Despite her ease, Rahmoun hopes that aid groups will be swift in delivering books and stationery so that her grandchildren can properly kick off the school year.
Enrollment in schools as well as major discrepancies between the curricula of Lebanon and Syria, where math and science are taught in Arabic, are among the major hurdles Syrian refugees in Lebanon have been facing.
“I am not worried about my kids in elementary school – they can learn languages fast,” says Ali Mohammad al-Jamal, a resident of Farouqieh, a Syrian border village inhabited by Shiite Lebanese. “But I’m seriously worried about my older son in seventh grade. I don’t think he’ll grasp Lebanese teaching methods, and I’m afraid he’s going to end up as a farmer just like me.”
Jamal, who sent his parents and family to live in Hermel after attacks by Syrian opposition fighters on the land he owns in Farouqieh, says Lebanese living in Syria have realized only recently that “living standards in Syria were much better” than those in its smaller neighbor.
“We bought two kilos of bread for 20 Syrian pounds ($0.30); now here in Lebanon we pay LL1,500 ($1) for less than a kilo,” Jamal explains.
The unrest in Syria has taken much of its toll on Lebanese who were living in Syria and have now returned to their country of origin. Treated like Syrian nationals, these Lebanese benefited from the free schooling and health care provided by the Syrian government, not to mention cheaper prices of heating oil, gas canisters, vegetables and detergent.
In comparison to the living conditions of Syrian nationals who can register with UNHCR and receive some aid, those of the Lebanese who fled Syria can be described as dire. Providing aid to displaced Lebanese is not a part of UNHCR’s mandate.
The fate of Lebanese refugees in Syria remains in limbo as the Social Affairs Ministry, the Higher Relief Committee and the International Organization for Migration mull over a plan for handling this population, and struggle to acquire funding to help them.
“So far no one from the Social Affairs Ministry or the HRC has set foot in Hermel,” Iskandar says. “I don’t know what they’re waiting for.”
According to Iskandar, the last time a UNHCR team visited Hermel to register Syrian refugees was in July.
“We are currently down to 230 unregistered families,” he says. “They are all eager to register to take advantage of distribution and services but no one is coming our way.”
UNHCR’s Beirut Public Information Associate, Dana Sleiman, says while will she understands the frustration of refugees, the Bekaa Valley is a vast area, meaning that officials must travel from village to village to register refugees. This contrasts with north Lebanon, where registration has been centralized.

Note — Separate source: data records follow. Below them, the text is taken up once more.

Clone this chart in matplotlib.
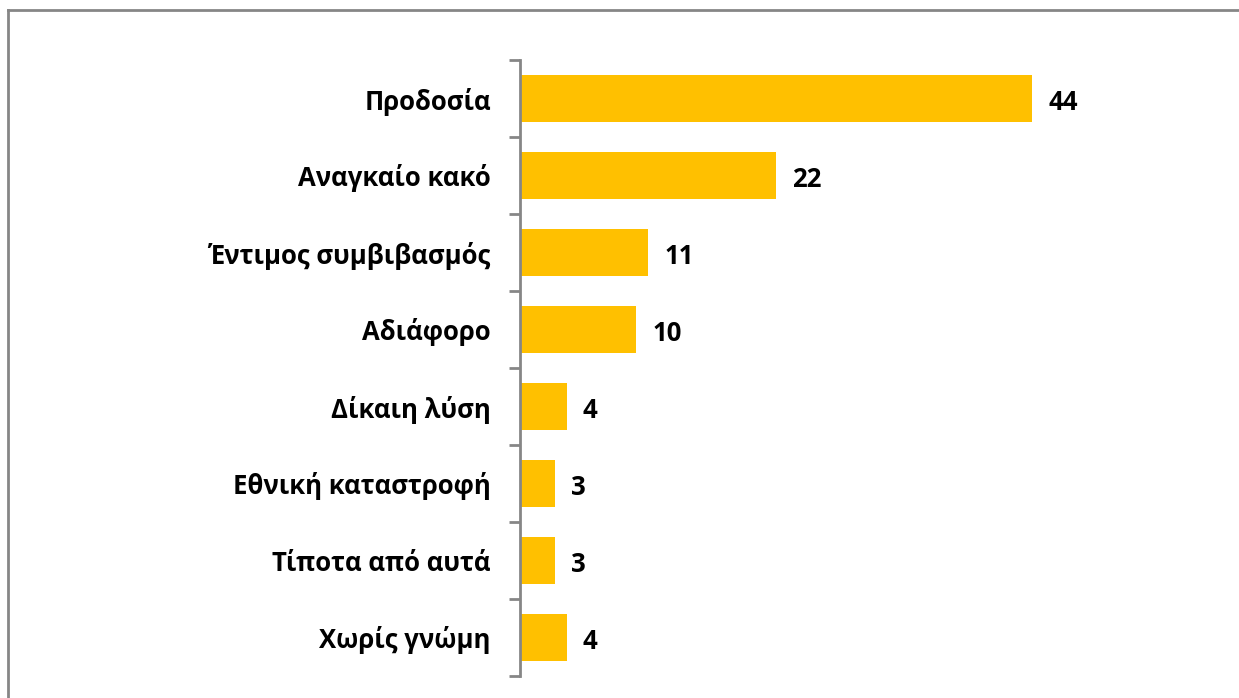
import matplotlib
matplotlib.use("Agg")
import matplotlib.pyplot as plt
from matplotlib.lines import Line2D

categories = ["Προδοσία", "Αναγκαίο κακό", "Έντιμος συμβιβασμός", "Αδιάφορο",
              "Δίκαιη λύση", "Εθνική καταστροφή", "Τίποτα από αυτά", "Χωρίς γνώμη"]
values = [44, 22, 11, 10, 4, 3, 3, 4]

plt.rcParams['font.family'] = ['Open Sans', 'DejaVu Sans']

fig = plt.figure(figsize=(12.39, 6.98), dpi=100)
# axes: spine at x=520, from y=60 to y=676
ax = fig.add_axes([520 / 1239, (698 - 676) / 698, 680 / 1239, 616 / 698])

n = len(categories)
pos = list(range(n))
ax.barh(pos, values, height=0.6, color='#FFC000', edgecolor='none')
ax.set_ylim(n - 0.5, -0.5)
ax.set_xlim(0, 680 / (512 / 44))

ax.set_yticks(pos)
ax.set_yticklabels(categories, fontsize=18.5, fontweight='bold')
ax.tick_params(axis='y', which='major', length=0, pad=21)
ax.set_yticks([i - 0.5 for i in range(n + 1)], minor=True)
ax.tick_params(axis='y', which='minor', length=8, width=2, color='#868686', direction='out')
ax.set_xticks([])

for s in ['top', 'right', 'bottom']:
    ax.spines[s].set_visible(False)
ax.spines['left'].set_color('#868686')
ax.spines['left'].set_linewidth(2)

for i, v in enumerate(values):
    ax.text(v + 1.4, i + 0.05, str(v), va='center', ha='left', fontsize=18.5, fontweight='bold')

# outer border (only top and left visible in reference)
fig.add_artist(Line2D([7.5 / 1239, 1], [1 - 9.5 / 698, 1 - 9.5 / 698], color='#868686', lw=2,
                      transform=fig.transFigure))
fig.add_artist(Line2D([7.5 / 1239, 7.5 / 1239], [0, 1 - 9.5 / 698], color='#868686', lw=2,
                      transform=fig.transFigure))

fig.savefig('out.png', dpi=100)
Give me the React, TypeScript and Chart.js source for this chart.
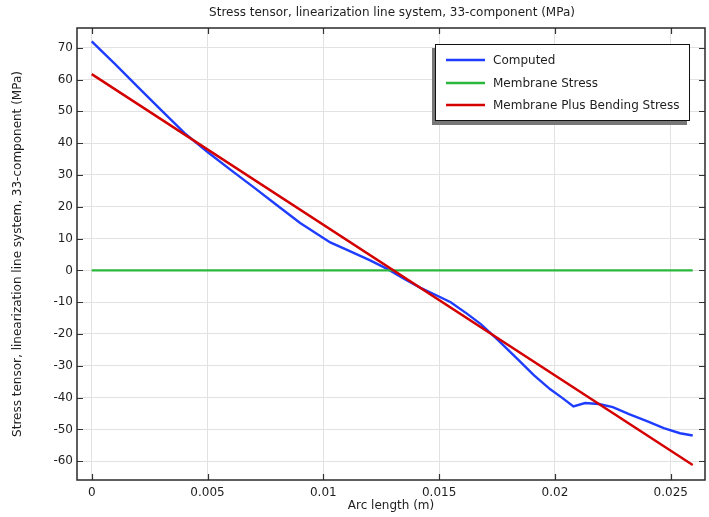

Sleiman says a UNHCR team will soon visit the area of Qaa near Hermel to register refugees.
Iskandar explains that schooling, registration and heating oil need immediate attention. “Many kids are still out of schools and winter is drawing near and not one heater has been delivered to us,” the activist says.
“If the flow of aid remains the same, I strongly suspect a fully fledged humanitarian crisis to explode during the winter season,” Iskandar continues. “These people will definitely die of cold or hunger.”